## [Goal]
In your copy, include every line of the listing below exactly but none of the pictures.

## [Dataset section]
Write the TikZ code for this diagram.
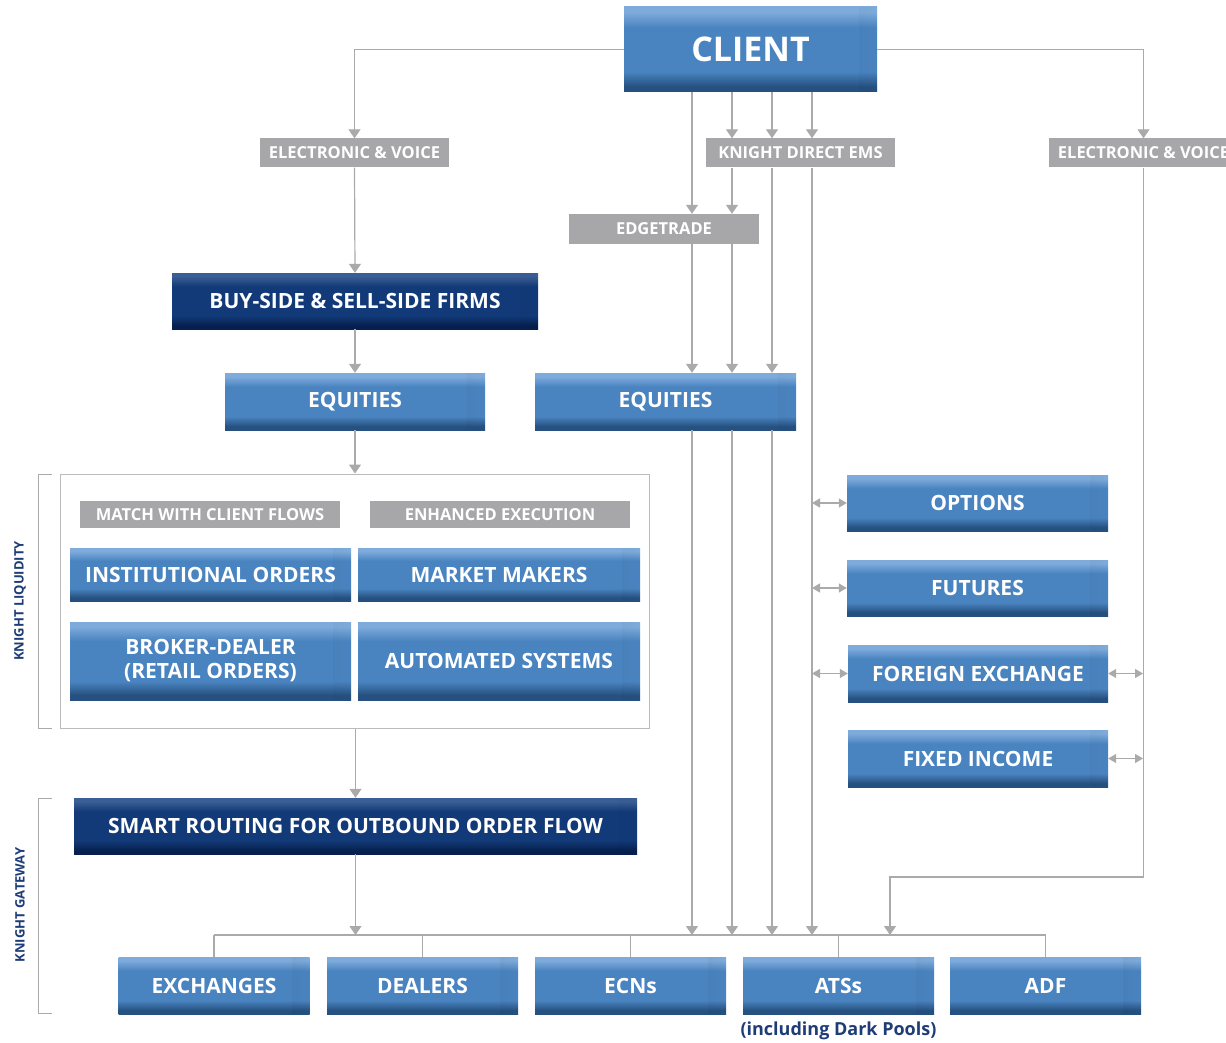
\documentclass[tikz,border=0pt]{standalone}
\usepackage{fontspec}
\setmainfont{Open Sans}
\usetikzlibrary{arrows.meta,fadings}
\definecolor{bTop}{HTML}{7EABDB}
\definecolor{bMid}{HTML}{4A84C0}
\definecolor{bBot}{HTML}{25507F}
\definecolor{nTop}{HTML}{3A5E95}
\definecolor{nMid}{HTML}{123A78}
\definecolor{nBot}{HTML}{061F4E}
\definecolor{lgray}{HTML}{A7A7A9}
\definecolor{lnc}{HTML}{AAAAAA}
\definecolor{navytxt}{HTML}{1E3D78}
\pgfdeclareverticalshading{bluebtn}{100bp}{color(0bp)=(bBot); color(25bp)=(bBot); color(28bp)=(bBot); color(37bp)=(bMid); color(63bp)=(bMid); color(72bp)=(bTop); color(75bp)=(bTop); color(100bp)=(bTop)}
\pgfdeclareverticalshading{navyshade}{100bp}{color(0bp)=(nBot); color(25bp)=(nBot); color(28bp)=(nBot); color(37bp)=(nMid); color(63bp)=(nMid); color(72bp)=(nTop); color(75bp)=(nTop); color(100bp)=(nTop)}
\tikzset{
  btn/.style={shading=bluebtn, text=white, font=\bfseries\fontsize{21}{24}\selectfont,
    inner sep=0pt, align=center,
    path picture={\fill[black,opacity=0.35,path fading=east]
      ([xshift=-18pt]path picture bounding box.north east) rectangle (path picture bounding box.south east);}},
  navybtn/.style={btn, shading=navyshade},
  glabel/.style={fill=lgray, text=white, font=\bfseries\fontsize{16.5}{18}\selectfont, inner sep=0pt},
  wire/.style={draw=lnc, line width=1.2pt},
  arr/.style={wire, -{Triangle[width=12pt,length=9pt]}},
  darr/.style={wire, {Triangle[width=9pt,length=8pt]}-{Triangle[width=9pt,length=8pt]}},
  side/.style={rotate=90, text=navytxt, font=\bfseries\fontsize{13}{15}\selectfont},
  brk/.style={draw=lnc, line width=1pt},
}
\begin{document}
\begin{tikzpicture}[x=1pt,y=-1pt]
\useasboundingbox (0,0) rectangle (1226,1043);
\fill[white] (0,0) rectangle (1226,1043);

% boxes
\node[btn, minimum width=253pt, minimum height=85pt, font=\bfseries\fontsize{34}{38}\selectfont] (client) at (750.5,49.5) {CLIENT};
\node[glabel, minimum width=189pt, minimum height=29pt] (ev1) at (354.5,153) {ELECTRONIC \& VOICE};
\node[glabel, minimum width=189pt, minimum height=29pt] (kd) at (800.5,153) {KNIGHT DIRECT EMS};
\node[glabel, minimum width=189pt, minimum height=29pt] (ev2) at (1143.5,153) {ELECTRONIC \& VOICE};
\node[glabel, minimum width=190pt, minimum height=30pt] (edge) at (664,229) {EDGETRADE};
\node[navybtn, minimum width=366pt, minimum height=56pt] (buysell) at (355,301) {BUY-SIDE \& SELL-SIDE FIRMS};
\node[btn, minimum width=260pt, minimum height=57pt] (eqL) at (355,401.5) {EQUITIES};
\node[btn, minimum width=261pt, minimum height=57pt] (eqR) at (665.5,401.5) {EQUITIES};

\node[draw=lnc!80, line width=1pt, minimum width=589pt, minimum height=254pt, inner sep=0pt] (liq) at (354.5,601) {};
\node[glabel, minimum width=260pt, minimum height=27pt] (match) at (210,514.5) {MATCH WITH CLIENT FLOWS};
\node[glabel, minimum width=260pt, minimum height=27pt] (enh) at (500,514.5) {ENHANCED EXECUTION};
\node[btn, minimum width=281pt, minimum height=53pt] (inst) at (210.5,574.5) {INSTITUTIONAL ORDERS};
\node[btn, minimum width=282pt, minimum height=53pt] (mm) at (499,574.5) {MARKET MAKERS};
\node[btn, minimum width=281pt, minimum height=78pt] (bd) at (210.5,661) {BROKER-DEALER\\(RETAIL ORDERS)};
\node[btn, minimum width=282pt, minimum height=78pt] (auto) at (499,661) {AUTOMATED SYSTEMS};

\node[navybtn, minimum width=563pt, minimum height=56pt] (smart) at (355.5,826) {SMART ROUTING FOR OUTBOUND ORDER FLOW};

\node[btn, minimum width=261pt, minimum height=56pt] (opt) at (977.5,503) {OPTIONS};
\node[btn, minimum width=261pt, minimum height=56pt] (fut) at (977.5,588) {FUTURES};
\node[btn, minimum width=260pt, minimum height=57pt] (fx) at (978,673.5) {FOREIGN EXCHANGE};
\node[btn, minimum width=260pt, minimum height=57pt] (fi) at (978,758.5) {FIXED INCOME};

\node[btn, minimum width=191pt, minimum height=57pt] (exch) at (214,985.5) {EXCHANGES};
\node[btn, minimum width=191pt, minimum height=57pt] (deal) at (422.5,985.5) {DEALERS};
\node[btn, minimum width=191pt, minimum height=57pt] (ecn) at (630.5,985.5) {ECNs};
\node[btn, minimum width=191pt, minimum height=57pt] (ats) at (838.5,985.5) {ATSs};
\node[btn, minimum width=191pt, minimum height=57pt] (adf) at (1045.5,985.5) {ADF};
\node[text=navytxt, font=\bfseries\fontsize{18}{20}\selectfont, anchor=north] (dark) at (838.5,1018) {(including Dark Pools)};

% side labels and brackets
\node[side] (liqlab) at (20,601) {KNIGHT LIQUIDITY};
\node[side] (gatelab) at (20,905) {KNIGHT GATEWAY};
\draw[brk] (52,474) -- (38,474) -- (38,728) -- (52,728);
\draw[brk] (52,798) -- (38,798) -- (38,1013) -- (52,1013);

\coordinate (bus) at (0,935);
\coordinate (turn) at (890,877);

% connectors top
\draw[arr] (client.west) -| (ev1.north);
\draw[arr] (client.east) -| (ev2.north);
\draw[arr] (692,0 |- client.south) -- (692,0 |- edge.north);
\draw[arr] (732,0 |- client.south) -- (732,0 |- kd.north);
\draw[arr] (772,0 |- client.south) -- (772,0 |- kd.north);
\draw[arr] (812,0 |- client.south) -- (812,0 |- kd.north);
\draw[arr] (732,0 |- kd.south) -- (732,0 |- edge.north);
\draw[arr] (692,0 |- edge.south) -- (692,0 |- eqR.north);
\draw[arr] (732,0 |- edge.south) -- (732,0 |- eqR.north);
\draw[arr] (772,0 |- kd.south) -- (772,0 |- eqR.north);
\draw[arr] (812,0 |- kd.south) -- (812,0 |- bus);
\draw[arr] (692,0 |- eqR.south) -- (692,0 |- bus);
\draw[arr] (732,0 |- eqR.south) -- (732,0 |- bus);
\draw[arr] (772,0 |- eqR.south) -- (772,0 |- bus);

% left chain
\draw[arr] (ev1.south) -- (buysell.north);
\draw[arr] (buysell.south) -- (eqL.north);
\draw[arr] (eqL.south) -- (eqL.south |- liq.north);
\draw[arr] (smart.north |- liq.south) -- (smart.north);
\draw[arr] (smart.south) -- (smart.south |- bus);

% right route
\draw[arr] (ev2.south) |- (turn) -- (turn |- bus);

% double arrows
\draw[darr] (opt.west -| 812,0) -- (opt.west);
\draw[darr] (fut.west -| 812,0) -- (fut.west);
\draw[darr] (fx.west -| 812,0) -- (fx.west);
\draw[darr] (fx.east) -- (fx.east -| 1143,0);
\draw[darr] (fi.east) -- (fi.east -| 1143,0);

% bus
\draw[wire] (exch.north |- bus) -- (adf.north |- bus);
\foreach \n in {exch,deal,ecn,ats,adf}{\draw[wire] (\n.north |- bus) -- (\n.north);}
\end{tikzpicture}
\end{document}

## [Completed task]
Write the TikZ code for this diagram.
\documentclass[tikz,border=0pt]{standalone}
\usepackage{fontspec}
\setmainfont{Open Sans}
\usetikzlibrary{arrows.meta,fadings}
\definecolor{bTop}{HTML}{7EABDB}
\definecolor{bMid}{HTML}{4A84C0}
\definecolor{bBot}{HTML}{25507F}
\definecolor{nTop}{HTML}{3A5E95}
\definecolor{nMid}{HTML}{123A78}
\definecolor{nBot}{HTML}{061F4E}
\definecolor{lgray}{HTML}{A7A7A9}
\definecolor{lnc}{HTML}{AAAAAA}
\definecolor{navytxt}{HTML}{1E3D78}
\pgfdeclareverticalshading{bluebtn}{100bp}{color(0bp)=(bBot); color(25bp)=(bBot); color(28bp)=(bBot); color(37bp)=(bMid); color(63bp)=(bMid); color(72bp)=(bTop); color(75bp)=(bTop); color(100bp)=(bTop)}
\pgfdeclareverticalshading{navyshade}{100bp}{color(0bp)=(nBot); color(25bp)=(nBot); color(28bp)=(nBot); color(37bp)=(nMid); color(63bp)=(nMid); color(72bp)=(nTop); color(75bp)=(nTop); color(100bp)=(nTop)}
\tikzset{
  btn/.style={shading=bluebtn, text=white, font=\bfseries\fontsize{21}{24}\selectfont,
    inner sep=0pt, align=center,
    path picture={\fill[black,opacity=0.35,path fading=east]
      ([xshift=-18pt]path picture bounding box.north east) rectangle (path picture bounding box.south east);}},
  navybtn/.style={btn, shading=navyshade},
  glabel/.style={fill=lgray, text=white, font=\bfseries\fontsize{16.5}{18}\selectfont, inner sep=0pt},
  wire/.style={draw=lnc, line width=1.2pt},
  arr/.style={wire, -{Triangle[width=12pt,length=9pt]}},
  darr/.style={wire, {Triangle[width=9pt,length=8pt]}-{Triangle[width=9pt,length=8pt]}},
  side/.style={rotate=90, text=navytxt, font=\bfseries\fontsize{13}{15}\selectfont},
  brk/.style={draw=lnc, line width=1pt},
}
\begin{document}
\begin{tikzpicture}[x=1pt,y=-1pt]
\useasboundingbox (0,0) rectangle (1226,1043);
\fill[white] (0,0) rectangle (1226,1043);

% boxes
\node[btn, minimum width=253pt, minimum height=85pt, font=\bfseries\fontsize{34}{38}\selectfont] (client) at (750.5,49.5) {CLIENT};
\node[glabel, minimum width=189pt, minimum height=29pt] (ev1) at (354.5,153) {ELECTRONIC \& VOICE};
\node[glabel, minimum width=189pt, minimum height=29pt] (kd) at (800.5,153) {KNIGHT DIRECT EMS};
\node[glabel, minimum width=189pt, minimum height=29pt] (ev2) at (1143.5,153) {ELECTRONIC \& VOICE};
\node[glabel, minimum width=190pt, minimum height=30pt] (edge) at (664,229) {EDGETRADE};
\node[navybtn, minimum width=366pt, minimum height=56pt] (buysell) at (355,301) {BUY-SIDE \& SELL-SIDE FIRMS};
\node[btn, minimum width=260pt, minimum height=57pt] (eqL) at (355,401.5) {EQUITIES};
\node[btn, minimum width=261pt, minimum height=57pt] (eqR) at (665.5,401.5) {EQUITIES};

\node[draw=lnc!80, line width=1pt, minimum width=589pt, minimum height=254pt, inner sep=0pt] (liq) at (354.5,601) {};
\node[glabel, minimum width=260pt, minimum height=27pt] (match) at (210,514.5) {MATCH WITH CLIENT FLOWS};
\node[glabel, minimum width=260pt, minimum height=27pt] (enh) at (500,514.5) {ENHANCED EXECUTION};
\node[btn, minimum width=281pt, minimum height=53pt] (inst) at (210.5,574.5) {INSTITUTIONAL ORDERS};
\node[btn, minimum width=282pt, minimum height=53pt] (mm) at (499,574.5) {MARKET MAKERS};
\node[btn, minimum width=281pt, minimum height=78pt] (bd) at (210.5,661) {BROKER-DEALER\\(RETAIL ORDERS)};
\node[btn, minimum width=282pt, minimum height=78pt] (auto) at (499,661) {AUTOMATED SYSTEMS};

\node[navybtn, minimum width=563pt, minimum height=56pt] (smart) at (355.5,826) {SMART ROUTING FOR OUTBOUND ORDER FLOW};

\node[btn, minimum width=261pt, minimum height=56pt] (opt) at (977.5,503) {OPTIONS};
\node[btn, minimum width=261pt, minimum height=56pt] (fut) at (977.5,588) {FUTURES};
\node[btn, minimum width=260pt, minimum height=57pt] (fx) at (978,673.5) {FOREIGN EXCHANGE};
\node[btn, minimum width=260pt, minimum height=57pt] (fi) at (978,758.5) {FIXED INCOME};

\node[btn, minimum width=191pt, minimum height=57pt] (exch) at (214,985.5) {EXCHANGES};
\node[btn, minimum width=191pt, minimum height=57pt] (deal) at (422.5,985.5) {DEALERS};
\node[btn, minimum width=191pt, minimum height=57pt] (ecn) at (630.5,985.5) {ECNs};
\node[btn, minimum width=191pt, minimum height=57pt] (ats) at (838.5,985.5) {ATSs};
\node[btn, minimum width=191pt, minimum height=57pt] (adf) at (1045.5,985.5) {ADF};
\node[text=navytxt, font=\bfseries\fontsize{18}{20}\selectfont, anchor=north] (dark) at (838.5,1018) {(including Dark Pools)};

% side labels and brackets
\node[side] (liqlab) at (20,601) {KNIGHT LIQUIDITY};
\node[side] (gatelab) at (20,905) {KNIGHT GATEWAY};
\draw[brk] (52,474) -- (38,474) -- (38,728) -- (52,728);
\draw[brk] (52,798) -- (38,798) -- (38,1013) -- (52,1013);

\coordinate (bus) at (0,935);
\coordinate (turn) at (890,877);

% connectors top
\draw[arr] (client.west) -| (ev1.north);
\draw[arr] (client.east) -| (ev2.north);
\draw[arr] (692,0 |- client.south) -- (692,0 |- edge.north);
\draw[arr] (732,0 |- client.south) -- (732,0 |- kd.north);
\draw[arr] (772,0 |- client.south) -- (772,0 |- kd.north);
\draw[arr] (812,0 |- client.south) -- (812,0 |- kd.north);
\draw[arr] (732,0 |- kd.south) -- (732,0 |- edge.north);
\draw[arr] (692,0 |- edge.south) -- (692,0 |- eqR.north);
\draw[arr] (732,0 |- edge.south) -- (732,0 |- eqR.north);
\draw[arr] (772,0 |- kd.south) -- (772,0 |- eqR.north);
\draw[arr] (812,0 |- kd.south) -- (812,0 |- bus);
\draw[arr] (692,0 |- eqR.south) -- (692,0 |- bus);
\draw[arr] (732,0 |- eqR.south) -- (732,0 |- bus);
\draw[arr] (772,0 |- eqR.south) -- (772,0 |- bus);

% left chain
\draw[arr] (ev1.south) -- (buysell.north);
\draw[arr] (buysell.south) -- (eqL.north);
\draw[arr] (eqL.south) -- (eqL.south |- liq.north);
\draw[arr] (smart.north |- liq.south) -- (smart.north);
\draw[arr] (smart.south) -- (smart.south |- bus);

% right route
\draw[arr] (ev2.south) |- (turn) -- (turn |- bus);

% double arrows
\draw[darr] (opt.west -| 812,0) -- (opt.west);
\draw[darr] (fut.west -| 812,0) -- (fut.west);
\draw[darr] (fx.west -| 812,0) -- (fx.west);
\draw[darr] (fx.east) -- (fx.east -| 1143,0);
\draw[darr] (fi.east) -- (fi.east -| 1143,0);

% bus
\draw[wire] (exch.north |- bus) -- (adf.north |- bus);
\foreach \n in {exch,deal,ecn,ats,adf}{\draw[wire] (\n.north |- bus) -- (\n.north);}
\end{tikzpicture}
\end{document}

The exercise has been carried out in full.